• [Aim of the task] Look through the lines below and extract any with the word "this".

• [Given entries]
--

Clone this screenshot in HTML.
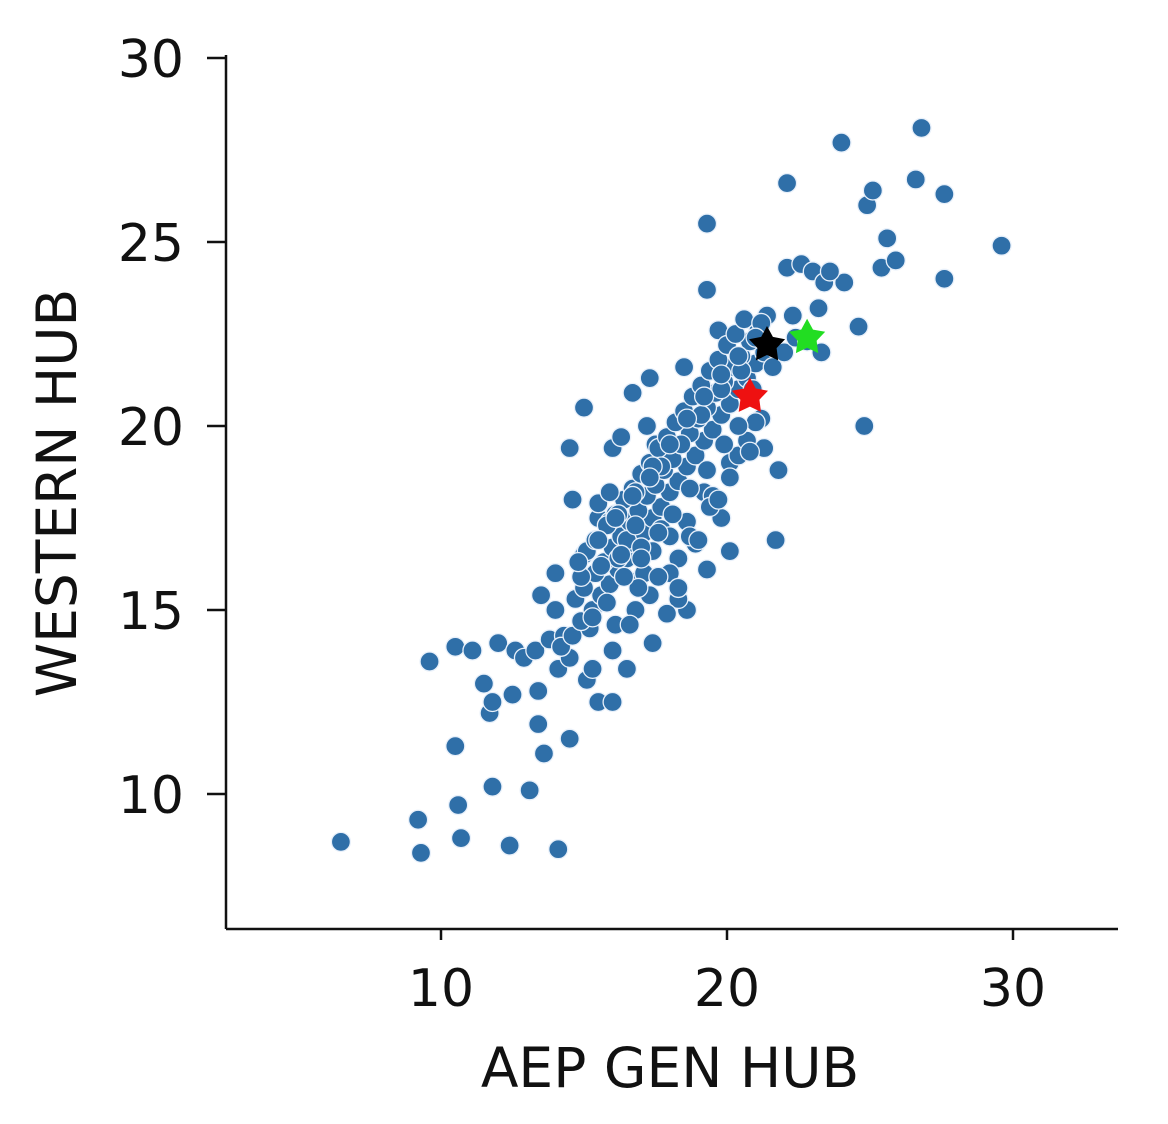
<!DOCTYPE html>
<html><head><meta charset="utf-8">
<style>
html,body{margin:0;padding:0;background:#fff;}
svg{display:block;}
text{font-family:"DejaVu Sans","Liberation Sans",sans-serif;fill:#111;}
</style></head>
<body>
<svg id="chart" width="1168" height="1124"></svg>
<script>
const xs = [6.5,9.2,9.3,9.6,10.5,10.6,10.7,10.5,11.1,11.5,11.7,11.8,11.8,12.0,12.4,12.5,12.6,12.9,13.1,13.3,13.4,13.4,13.6,14.1,14.5,13.5,13.8,14.0,14.1,14.3,14.5,14.0,14.6,14.5,15.0,15.1,15.5,15.2,15.0,15.5,
19.3,19.3,19.7,18.5,17.3,16.7,22.1,22.1,22.6,23.0,23.4,23.2,24.1,24.0,24.6,24.9,25.1,25.4,25.6,25.9,26.6,26.8,27.6,27.6,29.6,24.8,21.7,20.1,19.3,21.8,18.6,18.3,17.9,17.4,16.8,16.1,16.5,16.0,16.9,15.9,16.0,16.3,17.2,17.5,
14.2,14.6,14.9,15.3,15.6,15.9,16.2,16.5,16.8,17.1,17.4,17.7,18.0,18.3,18.6,18.9,19.2,19.5,19.8,20.1,20.4,20.7,21.0,21.3,
14.7,15.0,15.4,15.7,16.0,16.3,16.6,16.9,17.2,17.5,17.8,18.1,18.4,18.7,19.0,19.3,19.6,19.9,20.2,20.5,20.8,21.1,21.4,21.7,
15.1,15.4,15.8,16.1,16.4,16.7,17.0,17.3,17.6,17.9,18.2,18.5,18.8,19.1,19.4,19.7,20.0,20.3,20.6,20.9,21.2,21.6,22.0,22.4,
15.5,15.9,16.2,16.5,16.8,17.1,17.4,17.7,18.0,18.3,18.6,18.9,19.2,19.5,19.8,20.1,20.4,20.7,21.0,21.3,22.3,22.8,23.3,23.6,
14.9,15.6,16.3,17.0,17.7,18.4,19.1,19.8,20.5,21.2,16.6,17.3,18.0,18.7,19.4,20.1,20.8,15.3,16.0,16.9,17.6,18.3,19.0,19.7,
15.3,15.8,16.4,17.0,17.6,18.1,18.7,19.3,19.9,20.4,16.2,16.8,17.4,18.0,18.6,19.2,19.8,20.4,21.0,14.8,15.5,16.1,16.7,17.3];
const ys = [8.7,9.3,8.4,13.6,11.3,9.7,8.8,14.0,13.9,13.0,12.2,12.5,10.2,14.1,8.6,12.7,13.9,13.7,10.1,13.9,12.8,11.9,11.1,8.5,11.5,15.4,14.2,15.0,13.4,14.3,13.7,16.0,18.0,19.4,20.5,13.1,12.5,14.5,16.5,17.5,
25.5,23.7,22.6,21.6,21.3,20.9,26.6,24.3,24.4,24.2,23.9,23.2,23.9,27.7,22.7,26.0,26.4,24.3,25.1,24.5,26.7,28.1,26.3,24.0,24.9,20.0,16.9,16.6,16.1,18.8,15.0,15.3,14.9,14.1,15.0,14.6,13.4,12.5,15.8,17.4,19.4,19.7,20.0,19.5,
14.0,14.3,14.7,15.0,15.4,15.7,16.1,16.4,16.8,17.1,17.5,17.8,18.2,18.5,18.9,19.2,19.6,19.9,20.3,20.6,21.0,21.3,21.7,22.0,
15.3,15.6,16.0,16.3,16.7,17.0,17.4,17.7,18.1,18.4,18.8,19.1,19.5,19.8,20.2,20.5,20.9,21.2,21.6,21.9,22.3,22.6,23.0,22.1,
16.6,16.9,17.3,17.6,18.0,18.3,18.7,19.0,19.4,19.7,20.1,20.4,20.8,21.1,21.5,21.8,22.2,22.5,22.9,21.0,20.2,21.6,22.0,22.4,
17.9,18.2,16.4,16.9,17.3,16.0,16.6,17.2,17.0,16.4,17.4,16.8,18.2,18.1,17.5,19.0,19.2,19.6,20.1,19.4,23.0,22.3,22.0,24.2,
15.9,16.2,16.5,16.7,18.9,19.5,20.3,21.0,21.5,22.8,14.6,15.4,16.0,17.0,17.8,18.6,19.3,13.4,13.9,15.6,15.9,15.6,16.9,18.0,
14.8,15.2,15.9,16.4,17.1,17.6,18.3,18.8,19.5,20.0,17.6,18.2,18.9,19.5,20.2,20.8,21.4,21.9,22.4,16.3,16.9,17.5,18.1,18.6];
const starX = [21.4,22.8,20.8];
const starY = [22.2,22.4,20.8];
const starColors = ['#000000','#22dd22','#ee1111'];
const xTicks = [10,20,30];
const yTicks = [10,15,20,25,30];

const NS='http://www.w3.org/2000/svg';
const svg=document.getElementById('chart');
const X=v=>441+(v-10)*28.6;
const Y=v=>58+(30-v)*36.8;
function mk(t,a){const e=document.createElementNS(NS,t);for(const k in a)e.setAttribute(k,a[k]);svg.appendChild(e);return e;}

const g=document.createElementNS(NS,'g');


svg.appendChild(g);
for(let i=0;i<xs.length;i++){
  const c=document.createElementNS(NS,'circle');
  c.setAttribute('cx',X(xs[i]));c.setAttribute('cy',Y(ys[i]));c.setAttribute('r',9.5);
  c.setAttribute('fill','#2f6fa8');c.setAttribute('stroke','#e8f0fa');c.setAttribute('stroke-width',1.3);
  
  
  g.appendChild(c);
}
function starPath(cx,cy,R,r){let d='';for(let k=0;k<10;k++){const a=-Math.PI/2+k*Math.PI/5;const rr=k%2?r:R;d+=(k?'L':'M')+(cx+rr*Math.cos(a)).toFixed(1)+','+(cy+rr*Math.sin(a)).toFixed(1);}return d+'Z';}
for(let i=0;i<starX.length;i++){
  const s=mk('path',{d:starPath(X(starX[i]),Y(starY[i]),19,10),fill:starColors[i]});
  
  
}
const ax=mk('line',{x1:226,y1:929,x2:1118,y2:929,stroke:'#111','stroke-width':2.5});


const ay=mk('line',{x1:226,y1:55,x2:226,y2:929,stroke:'#111','stroke-width':2.5});


for(const t of xTicks){
  mk('line',{x1:X(t),y1:929,x2:X(t),y2:940,stroke:'#111','stroke-width':2.5});
  const tx=mk('text',{x:X(t),y:1006,'text-anchor':'middle','font-size':52});
  tx.textContent=t;
  
  
}
for(const t of yTicks){
  mk('line',{x1:207,y1:Y(t),x2:226,y2:Y(t),stroke:'#111','stroke-width':2.5});
  const tx=mk('text',{x:184,y:Y(t)+19,'text-anchor':'end','font-size':52});
  tx.textContent=t;
  
  
}
const xt=mk('text',{x:670,y:1087,'text-anchor':'middle','font-size':55});
xt.textContent='AEP GEN HUB';


const yt=mk('text',{x:0,y:0,'text-anchor':'middle','font-size':55,transform:'translate(76,493) rotate(-90)'});
yt.textContent='WESTERN HUB';


</script>
</body></html>
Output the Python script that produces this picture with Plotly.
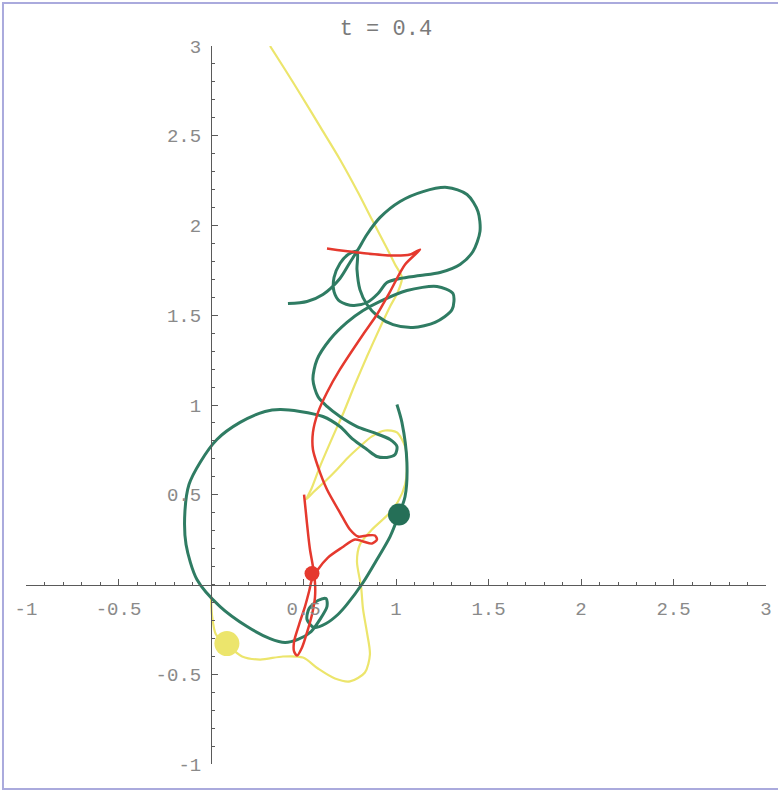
import plotly.graph_objects as go

# ---- data ----
title_text = "t = 0.4"

green_x = [1.005, 1.032, 1.059, 1.049, 1.016, 0.968, 0.897, 0.822, 0.735, 0.686, 0.622, 0.557, 0.519, 0.530,
           0.578, 0.622, 0.627, 0.589, 0.541, 0.470, 0.400, 0.319, 0.195, 0.049, -0.076, -0.135, -0.141, -0.119,
           -0.059, 0.032, 0.157, 0.292, 0.373, 0.481, 0.605, 0.697, 0.768, 0.843, 0.897, 0.951, 0.995, 1.005,
           0.968, 0.876, 0.789, 0.697, 0.627, 0.578, 0.551, 0.573, 0.643, 0.735, 0.822, 0.914, 1.059, 1.222,
           1.308, 1.303, 1.211, 1.092, 0.984, 0.903, 0.843, 0.805, 0.789, 0.789, 0.741, 0.697, 0.665, 0.665,
           0.697, 0.768, 0.843, 0.903, 0.951, 1.022, 1.130, 1.238, 1.346, 1.416, 1.454, 1.443, 1.384, 1.276,
           1.146, 1.022, 0.914, 0.843, 0.795, 0.751, 0.697, 0.605, 0.519, 0.416]
green_y = [1.003, 0.903, 0.680, 0.490, 0.390, 0.267, 0.139, 0.011, -0.111, -0.167, -0.217, -0.240, -0.195, -0.134,
           -0.089, -0.078, -0.123, -0.195, -0.262, -0.306, -0.323, -0.301, -0.234, -0.123, 0.028, 0.223, 0.407, 0.557,
           0.680, 0.808, 0.903, 0.964, 0.975, 0.964, 0.936, 0.880, 0.808, 0.752, 0.713, 0.708, 0.724, 0.769,
           0.808, 0.847, 0.880, 0.936, 0.992, 1.047, 1.142, 1.253, 1.365, 1.460, 1.526, 1.577, 1.638, 1.660,
           1.621, 1.532, 1.460, 1.432, 1.448, 1.493, 1.560, 1.643, 1.755, 1.855, 1.838, 1.788, 1.710, 1.632,
           1.577, 1.554, 1.571, 1.621, 1.682, 1.705, 1.721, 1.738, 1.783, 1.855, 1.967, 2.078, 2.173, 2.212,
           2.189, 2.134, 2.045, 1.950, 1.866, 1.794, 1.705, 1.616, 1.577, 1.565]

red_x = [0.627, 0.789, 0.968, 1.076, 1.130, 1.049, 0.968, 0.897, 0.822, 0.697, 0.627, 0.578, 0.551, 0.551,
         0.578, 0.627, 0.697, 0.751, 0.795, 0.843, 0.886, 0.897, 0.870, 0.822, 0.778, 0.708, 0.632, 0.578,
         0.546, 0.530, 0.508, 0.476, 0.449, 0.449, 0.465, 0.492, 0.519, 0.546, 0.562, 0.562, 0.551, 0.535,
         0.524, 0.514, 0.503]
red_y = [1.872, 1.850, 1.833, 1.838, 1.866, 1.783, 1.632, 1.504, 1.393, 1.198, 1.070, 0.958, 0.847, 0.752,
         0.657, 0.529, 0.401, 0.306, 0.267, 0.273, 0.273, 0.251, 0.228, 0.240, 0.251, 0.206, 0.150, 0.084,
         0.028, -0.039, -0.123, -0.223, -0.318, -0.373, -0.396, -0.351, -0.267, -0.167, -0.072, 0.011, 0.100, 0.195,
         0.290, 0.390, 0.501]

yellow_x = [0.319, 0.400, 0.484, 0.589, 0.697, 0.795, 0.870, 0.946, 0.995, 1.032, 1.011, 0.968, 0.914, 0.843,
            0.778, 0.719, 0.659, 0.589, 0.541, 0.514, 0.557, 0.616, 0.681, 0.741, 0.805, 0.870, 0.941, 1.005,
            1.049, 1.059, 1.049, 1.011, 0.957, 0.870, 0.805, 0.789, 0.811, 0.822, 0.843, 0.859, 0.832, 0.751,
            0.670, 0.578, 0.497, 0.389, 0.265, 0.168, 0.086, 0.027, 0.005, 0.000]
yellow_y = [3.000, 2.869, 2.730, 2.552, 2.368, 2.184, 2.033, 1.883, 1.783, 1.710, 1.632, 1.549, 1.432, 1.270,
            1.114, 0.964, 0.825, 0.657, 0.529, 0.474, 0.518, 0.574, 0.641, 0.708, 0.769, 0.825, 0.858, 0.847,
            0.769, 0.669, 0.557, 0.462, 0.390, 0.306, 0.223, 0.128, -0.011, -0.139, -0.267, -0.390, -0.490, -0.540,
            -0.524, -0.468, -0.407, -0.401, -0.418, -0.401, -0.334, -0.279, -0.167, -0.061]

dots_x = [0.086, 1.016, 0.546]
dots_y = [-0.329, 0.390, 0.061]

tick_vals = [-1, -0.5, 0.5, 1, 1.5, 2, 2.5, 3]
tick_text = ["-1", "-0.5", "0.5", "1", "1.5", "2", "2.5", "3"]

# ---- styles ----
GREEN = "#2f7c63"
RED = "#e5392e"
YELLOW = "#ece56c"
AXIS = "#5a5a5a"
LABEL = "#8a8a8a"
MONO = "Liberation Mono, DejaVu Sans Mono, monospace"

fig = go.Figure()
fig.add_trace(go.Scatter(x=yellow_x, y=yellow_y, mode="lines",
                         line=dict(color=YELLOW, width=2.2, shape="spline", smoothing=0.8),
                         hoverinfo="skip", showlegend=False))
fig.add_trace(go.Scatter(x=green_x, y=green_y, mode="lines",
                         line=dict(color=GREEN, width=3, shape="spline", smoothing=0.8),
                         hoverinfo="skip", showlegend=False))
fig.add_trace(go.Scatter(x=red_x, y=red_y, mode="lines",
                         line=dict(color=RED, width=2.5, shape="spline", smoothing=0.8),
                         hoverinfo="skip", showlegend=False))
fig.add_trace(go.Scatter(x=dots_x, y=dots_y, mode="markers",
                         marker=dict(color=[YELLOW, "#256f57", RED], size=[25, 22, 15], opacity=1,
                                     line=dict(width=0)),
                         hoverinfo="skip", showlegend=False, cliponaxis=False))

axis_common = dict(
    showgrid=False, zeroline=False, showline=True, linecolor=AXIS, linewidth=1,
    ticks="inside", ticklen=6, tickwidth=1, tickcolor=AXIS,
    tickvals=tick_vals, ticktext=tick_text,
    tickfont=dict(family=MONO, size=19, color=LABEL),
    minor=dict(dtick=0.1, tick0=0, ticks="inside", ticklen=3, tickwidth=1, tickcolor=AXIS),
    range=[-1, 3], anchor="free", position=0.25, fixedrange=True, automargin=False,
)
fig.update_layout(
    width=778, height=794,
    margin=dict(l=26, r=12, t=46, b=30, autoexpand=False),
    paper_bgcolor="white", plot_bgcolor="rgba(0,0,0,0)",
    xaxis=dict(axis_common, ticklabelstandoff=7),
    yaxis=dict(axis_common, ticklabelstandoff=6),
    title=dict(text=title_text, x=0.496, xanchor="center", y=0.966, yanchor="middle",
               font=dict(family=MONO, size=22, color="#7a7a7a"), automargin=False),
    shapes=[dict(type="rect", xref="paper", yref="paper", x0=-0.0311, x1=1.06, y0=-0.0348, y1=1.0599,
                 line=dict(color="#aaaadd", width=2), fillcolor="rgba(0,0,0,0)", layer="below")],
)
fig.write_html("out.html", config={"displayModeBar": False},
               post_script="document.body.style.margin='0px';document.body.style.overflow='hidden';")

--

• [Answer in full]
Clone this screenshot in HTML.
Output the Python script that produces this picture with Plotly.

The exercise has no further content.